Jesus told a parable earlier in this chapter showing that he is the Son sent from the Father who they are going to kill. Jesus is going to drive that teaching even deeper. How can David call his son, the coming Messiah, Lord? Notice that Jesus does not answer this question and the Jewish leaders do not answer this question. The Matthew account tells us that no one was able to answer him a word and see that here in Luke in verse 40.

The implication of the teaching is clear. The Messiah must be God. Why else would King David call him Lord? The Messiah has to be more than a mere man for David to submit to him and call him Lord. Somehow he is greater than David, has authority over David, though David is the king. Jesus is going to be killed which will lead to his exaltation and enthronement. To sit at the right hand is to be exalted to a position of honor. The apostle Paul summarizes this truth as he begins his letter to the Romans:

3 concerning his Son, who was descended from David according to the flesh 4 and was declared to be the Son of God in power according to the Spirit of holiness by his resurrection from the dead, Jesus Christ our Lord (Romans 1:3–4 ESV)

He is the Son of God, the Messiah, who has come to save the world from their sins.

Conclusion

Let us return to verse 35 because Jesus makes a subtle point to the Sadducees and before the crowd in the temple complex. “But those who are considered worthy to attain to that age.” Not everyone is going to counted worthy to enter in and experience the age to come.
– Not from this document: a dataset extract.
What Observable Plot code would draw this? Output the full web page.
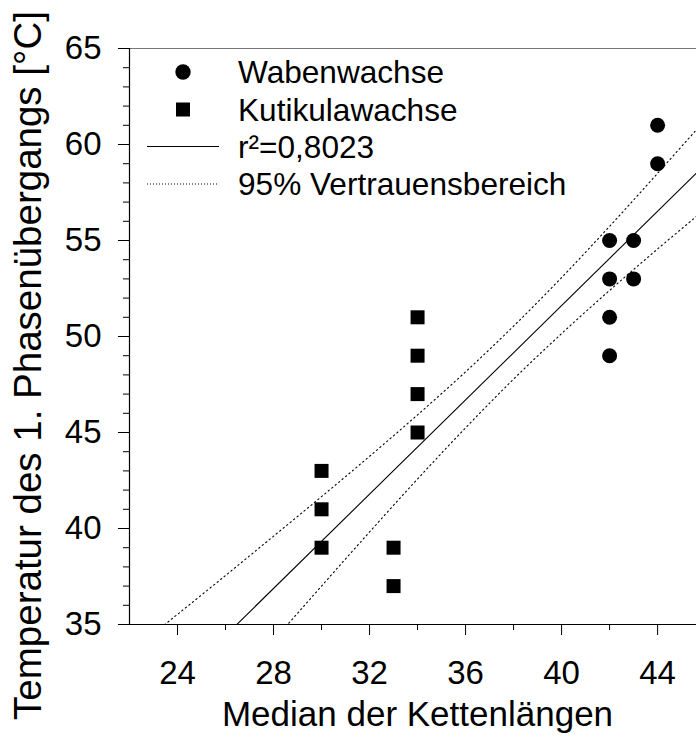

At the beginning of the lesson I ask what it was that was keeping us from enjoying Jesus and having a deep relationship with him. Jesus has an answer for whatever is holding us back. He is offering you life. We must give to God what is God’s if we are to be counted worthy of the blood of Jesus to cover our sins. Give to God what is God’s. What is God’s? Everything. Everything belongs to him. To be counted worthy of partaking in the age to come is give him everything.